» DATA SEGMENT

========================================================================

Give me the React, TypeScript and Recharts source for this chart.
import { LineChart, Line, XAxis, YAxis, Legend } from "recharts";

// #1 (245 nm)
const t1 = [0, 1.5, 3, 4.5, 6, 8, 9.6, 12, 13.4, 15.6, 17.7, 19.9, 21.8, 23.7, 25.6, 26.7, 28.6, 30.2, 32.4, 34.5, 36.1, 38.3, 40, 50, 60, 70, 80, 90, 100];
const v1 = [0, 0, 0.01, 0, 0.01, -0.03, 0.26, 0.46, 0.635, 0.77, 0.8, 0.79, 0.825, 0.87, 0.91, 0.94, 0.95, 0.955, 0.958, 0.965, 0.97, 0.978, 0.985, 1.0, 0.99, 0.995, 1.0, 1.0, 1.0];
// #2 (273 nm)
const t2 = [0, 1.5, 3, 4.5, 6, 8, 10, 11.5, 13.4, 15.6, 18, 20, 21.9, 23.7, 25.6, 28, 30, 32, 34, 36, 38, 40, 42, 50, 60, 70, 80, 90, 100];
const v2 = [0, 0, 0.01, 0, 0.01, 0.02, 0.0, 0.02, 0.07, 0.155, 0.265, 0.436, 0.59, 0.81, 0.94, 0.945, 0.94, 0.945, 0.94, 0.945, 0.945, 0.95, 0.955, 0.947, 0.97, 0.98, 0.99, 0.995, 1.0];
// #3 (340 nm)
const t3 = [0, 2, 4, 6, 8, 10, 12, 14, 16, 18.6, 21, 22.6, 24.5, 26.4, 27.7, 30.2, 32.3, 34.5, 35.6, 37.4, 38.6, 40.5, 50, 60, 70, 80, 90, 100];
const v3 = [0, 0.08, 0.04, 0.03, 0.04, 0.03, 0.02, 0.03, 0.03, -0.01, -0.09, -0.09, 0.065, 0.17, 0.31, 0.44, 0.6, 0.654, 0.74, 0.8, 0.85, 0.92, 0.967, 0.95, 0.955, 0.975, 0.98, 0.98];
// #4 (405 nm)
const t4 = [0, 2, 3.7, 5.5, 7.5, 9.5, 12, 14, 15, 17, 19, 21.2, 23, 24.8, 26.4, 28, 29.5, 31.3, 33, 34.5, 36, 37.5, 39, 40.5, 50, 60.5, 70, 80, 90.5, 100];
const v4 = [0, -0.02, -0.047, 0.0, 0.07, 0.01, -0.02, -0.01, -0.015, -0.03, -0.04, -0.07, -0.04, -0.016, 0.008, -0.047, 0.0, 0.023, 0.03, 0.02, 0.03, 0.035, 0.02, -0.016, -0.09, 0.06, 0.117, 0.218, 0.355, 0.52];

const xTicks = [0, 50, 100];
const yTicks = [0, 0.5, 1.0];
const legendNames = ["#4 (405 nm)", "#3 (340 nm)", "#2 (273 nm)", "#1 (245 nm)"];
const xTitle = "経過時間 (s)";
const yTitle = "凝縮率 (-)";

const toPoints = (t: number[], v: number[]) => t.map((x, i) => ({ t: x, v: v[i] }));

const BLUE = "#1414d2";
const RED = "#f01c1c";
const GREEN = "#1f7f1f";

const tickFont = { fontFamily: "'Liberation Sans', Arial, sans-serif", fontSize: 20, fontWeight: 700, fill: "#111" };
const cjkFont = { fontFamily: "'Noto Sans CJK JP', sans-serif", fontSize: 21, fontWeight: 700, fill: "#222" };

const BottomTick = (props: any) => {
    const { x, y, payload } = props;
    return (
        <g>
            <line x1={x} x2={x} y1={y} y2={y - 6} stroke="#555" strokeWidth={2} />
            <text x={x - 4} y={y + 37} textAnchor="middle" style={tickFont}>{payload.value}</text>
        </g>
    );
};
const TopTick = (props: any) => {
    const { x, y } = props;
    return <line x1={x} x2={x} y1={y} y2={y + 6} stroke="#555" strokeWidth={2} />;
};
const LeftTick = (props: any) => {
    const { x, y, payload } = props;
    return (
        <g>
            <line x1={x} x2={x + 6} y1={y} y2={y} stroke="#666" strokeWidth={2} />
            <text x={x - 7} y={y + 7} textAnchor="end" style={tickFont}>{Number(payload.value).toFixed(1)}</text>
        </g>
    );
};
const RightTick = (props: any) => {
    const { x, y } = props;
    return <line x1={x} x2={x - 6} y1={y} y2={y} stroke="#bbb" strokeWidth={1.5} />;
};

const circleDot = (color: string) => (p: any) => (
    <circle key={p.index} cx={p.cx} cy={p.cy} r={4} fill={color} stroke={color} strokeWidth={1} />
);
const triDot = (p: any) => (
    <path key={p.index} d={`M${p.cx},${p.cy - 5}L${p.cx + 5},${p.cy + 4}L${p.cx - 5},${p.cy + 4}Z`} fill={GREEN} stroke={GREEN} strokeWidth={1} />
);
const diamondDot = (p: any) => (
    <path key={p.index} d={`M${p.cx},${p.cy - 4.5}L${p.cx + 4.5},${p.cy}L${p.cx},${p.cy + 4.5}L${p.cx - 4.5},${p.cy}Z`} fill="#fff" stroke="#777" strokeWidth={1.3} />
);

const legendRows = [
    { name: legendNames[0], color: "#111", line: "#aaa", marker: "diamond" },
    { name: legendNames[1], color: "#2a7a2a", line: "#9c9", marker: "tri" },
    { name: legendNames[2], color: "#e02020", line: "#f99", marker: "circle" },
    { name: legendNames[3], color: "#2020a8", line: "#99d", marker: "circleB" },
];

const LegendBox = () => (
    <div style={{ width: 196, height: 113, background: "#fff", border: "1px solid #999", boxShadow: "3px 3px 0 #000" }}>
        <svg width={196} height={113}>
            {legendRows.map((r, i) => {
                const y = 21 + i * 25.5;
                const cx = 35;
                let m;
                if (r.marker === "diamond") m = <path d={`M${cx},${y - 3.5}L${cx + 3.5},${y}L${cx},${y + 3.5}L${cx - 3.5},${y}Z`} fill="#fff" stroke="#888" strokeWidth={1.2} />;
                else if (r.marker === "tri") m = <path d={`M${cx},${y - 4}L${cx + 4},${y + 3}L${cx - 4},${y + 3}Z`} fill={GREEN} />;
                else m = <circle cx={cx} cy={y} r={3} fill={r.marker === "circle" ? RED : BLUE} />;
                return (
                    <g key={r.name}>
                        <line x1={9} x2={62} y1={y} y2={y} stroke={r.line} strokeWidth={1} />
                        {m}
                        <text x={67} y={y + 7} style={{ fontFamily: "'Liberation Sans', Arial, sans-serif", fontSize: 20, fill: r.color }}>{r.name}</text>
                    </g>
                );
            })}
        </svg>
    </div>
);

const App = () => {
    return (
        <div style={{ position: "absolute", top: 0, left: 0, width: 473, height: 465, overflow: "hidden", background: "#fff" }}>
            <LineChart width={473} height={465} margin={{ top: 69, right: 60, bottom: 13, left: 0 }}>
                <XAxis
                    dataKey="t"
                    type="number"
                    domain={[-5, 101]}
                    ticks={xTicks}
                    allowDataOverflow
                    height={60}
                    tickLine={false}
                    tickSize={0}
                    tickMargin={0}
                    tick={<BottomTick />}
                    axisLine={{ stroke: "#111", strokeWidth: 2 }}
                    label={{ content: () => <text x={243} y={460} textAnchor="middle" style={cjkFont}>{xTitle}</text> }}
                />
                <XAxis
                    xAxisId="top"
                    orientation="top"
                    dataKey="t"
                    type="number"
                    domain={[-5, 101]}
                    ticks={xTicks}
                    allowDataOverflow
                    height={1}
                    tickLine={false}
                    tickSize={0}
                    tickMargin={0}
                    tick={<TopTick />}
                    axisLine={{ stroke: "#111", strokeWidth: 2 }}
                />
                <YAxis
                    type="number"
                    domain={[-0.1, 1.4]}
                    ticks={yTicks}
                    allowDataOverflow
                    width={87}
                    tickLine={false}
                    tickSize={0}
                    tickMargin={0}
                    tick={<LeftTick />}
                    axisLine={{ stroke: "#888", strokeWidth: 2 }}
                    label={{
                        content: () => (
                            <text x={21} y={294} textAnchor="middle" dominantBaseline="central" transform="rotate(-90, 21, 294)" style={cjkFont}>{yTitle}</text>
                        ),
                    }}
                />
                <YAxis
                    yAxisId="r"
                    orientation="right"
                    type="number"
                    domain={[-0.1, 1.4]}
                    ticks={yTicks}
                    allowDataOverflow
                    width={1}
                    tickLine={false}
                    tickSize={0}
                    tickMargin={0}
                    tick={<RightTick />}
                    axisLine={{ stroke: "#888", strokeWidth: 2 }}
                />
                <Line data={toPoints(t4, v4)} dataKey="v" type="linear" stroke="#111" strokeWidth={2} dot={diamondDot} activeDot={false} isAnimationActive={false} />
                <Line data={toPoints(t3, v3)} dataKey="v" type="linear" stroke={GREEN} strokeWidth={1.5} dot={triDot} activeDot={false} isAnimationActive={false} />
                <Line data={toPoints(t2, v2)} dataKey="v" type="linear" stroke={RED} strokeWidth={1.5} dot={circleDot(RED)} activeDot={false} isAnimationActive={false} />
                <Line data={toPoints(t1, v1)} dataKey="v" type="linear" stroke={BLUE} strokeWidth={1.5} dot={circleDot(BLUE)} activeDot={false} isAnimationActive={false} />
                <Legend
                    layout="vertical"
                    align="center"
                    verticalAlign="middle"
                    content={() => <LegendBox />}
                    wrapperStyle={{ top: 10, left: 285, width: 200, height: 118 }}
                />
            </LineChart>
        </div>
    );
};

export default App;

========================================================================

» WRITTEN EXERCISE
Please give an exact restatement of only the lines from the beginning of the material above to the line with "XAxis, YAxis, Legend", inclusive.

» EXERCISE OUTPUT
Give me the React, TypeScript and Recharts source for this chart.
import { LineChart, Line, XAxis, YAxis, Legend } from "recharts";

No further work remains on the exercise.